Garis, Gambar dan Kenyataan dalam Garis-Garis Seribu Sungai

0

Oleh : Hajriansyah

DALAM pandangan awam hampir tak ada beda antara gambar, lukisan, sketsa, dan karya rupa visual lainnya. Sekian istilah itu hanya “berbeda” satu sama lain dalam pikiran orang-orang yang “tedidik” dalam tradisi seni rupa, otodidak maupun akademis.

GAMBAR yang dalam bahasa akademis-seni rupa disebut drawing umumnya mengacu kepada tarikan (draw) garis atau arsiran yang membentuk volume bentuk, dengan menggunakan medium pensil arang (charcoal) di atas kertas putih. Ia adalah rancang-dasar atau “desain” sebelum dikembangkan dalam bentuk lukisan yang berwarna. Beda lagi sketsa, yang sekadar tarikan garis langsung dan bersifat spontan.

Paling tidak demikian yang saya pahami, ketika masih belajar secara klasikal di jurusan Seni Murni, Fakultas Seni Rupa ISI Yogyakarta, puluhan tahun yang lalu. Namun demikian, secara praktis di lapangan seni rupa yang lebih luas pengertian serupa di atas tak lagi sekaku-baku itu. Dunia seni (rupa) terus berkembang, gagasan dan teknik yang membentuk “pengertian-pengertian” itu makin ke sini makin liar dan banal. Lihat saja yang terungkap dalam sekian banyak (kurasi) pameran dan visualisasi kreatif yang dilakukan para seniman (perupa)!

BACA : Penulis Muda dari Komunitas Arkalitera Bedah Buku Antologi Puisi Hajriansyah

Gambar adalah istilah “kuno”–dan seperti disebut di atas “klasik”. Sebelum mengenal istilah seni lukis dan melukis, orang-orang di Hindia Belanda menyebutnya “gambar” dan “menggambar”. Paling tidak semisal itu kata Sudjojono dalam dalam Aminuddin TH Siregar dalam Sang Ahli Gambar: Sketsa, Gambar & Pemikiran S. Sudjojono (2010). Maka tak heran, jika komunitas seni lukis/rupa paling awal di negeri ini menyebut diri mereka Persatuan Ahli Gambar Indonesia (PERSAGI, didirikan pada 1937/1938). Adapun tentang sketsa, kata ini kita adopsi pula dari sketch (Inggris) yang berarti “gambar sederhana dan spontan yang tidak memerlukan banyak detail (a simple, quickly-made drawing that does not have many details)” (lihat Cambridge Dictionary). Dalam kenyataannya, saya juga sering melihat karya sketsa “awam” yang serupa gambar-jadi (drawing), padahal buku Aminuddin itu yang saya kira juga ditujukan untuk kalangan awam masih bersikukuh membedakan istilah “sketsa” dan “gambar”.

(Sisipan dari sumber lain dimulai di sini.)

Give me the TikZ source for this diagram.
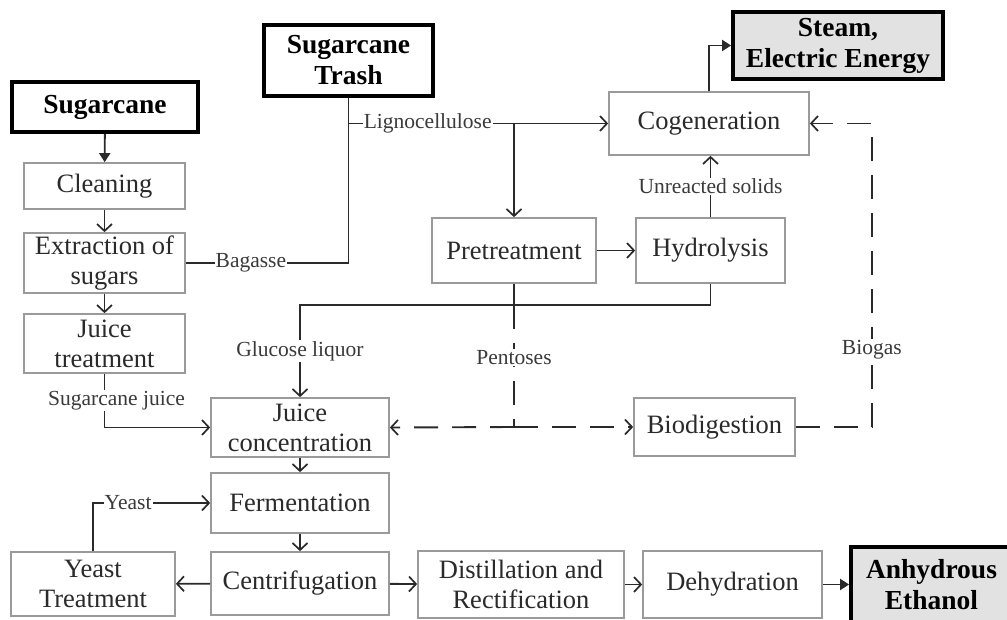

BACA JUGA : Selesaikan Studi Doktoral di UIN Antasari, Hajriansyah Teliti Seni Ukir Kaligrafi Banjar

Memang pada halaman 90 bukunya itu, Aminuddin seperti akan menjelaskan “mana yang masuk kategori sketsa dan mana yang masuk kategori gambar”. Namun berhalaman-halaman berikutnya tak jua ia menjelaskan pengkategoriannya, kecuali menyebut sketsa semirip penjelasan kamus di atas, tentang “jejak yang paling otentik”, “merefleksikan kerja motorik”, “spontanitas” dan “bersifat dokumenter”. Itu saja. Selebihnya, lampiran-lampiran (Bab Sketsa & Gambar) beberapa menyebutnya sketsa ini, sketsa itu, dan sisanya yang tanpa keterangan mungkin dimaksudkannya sebagai “gambar”—meskipun tak jelas betul juga perbedaannya secara visual. Tokh, beberapa yang disebut sketsa ada yang cukup detail arsirannya, dan beberapa gambar tetap kelihatan sifat spontanitas dan dokumenternya. Buku Grammar of Drawing for Artist and Designers-nya Colin Hayes yang saya miliki bahkan mengidentikkan gambar (drawing) dengan  desain (design), dengan mengacu pada istilah Italia il disegno.

BACA JUGA : Terpilih jadi Ketua DKB, Hajriansyah Bicara Visi Pengembangan Kesenian di Banjarmasin

Okelah, sampai di situ saja saya bicara soal definisi dan batasan istilah. Selebihnya untuk praktisnya, silakan baca pengertian yang disusun Mikke Susanto dalam Diksirupa-nya. Dan kita percaya saja bahwa, terlebih karena arus perkembangan seni visual yang makin deras, gambar-sketsa-lukisan itu satu jua, terserah senimannya menyebut karyanya bagaimana dan untuk kepentingan apa.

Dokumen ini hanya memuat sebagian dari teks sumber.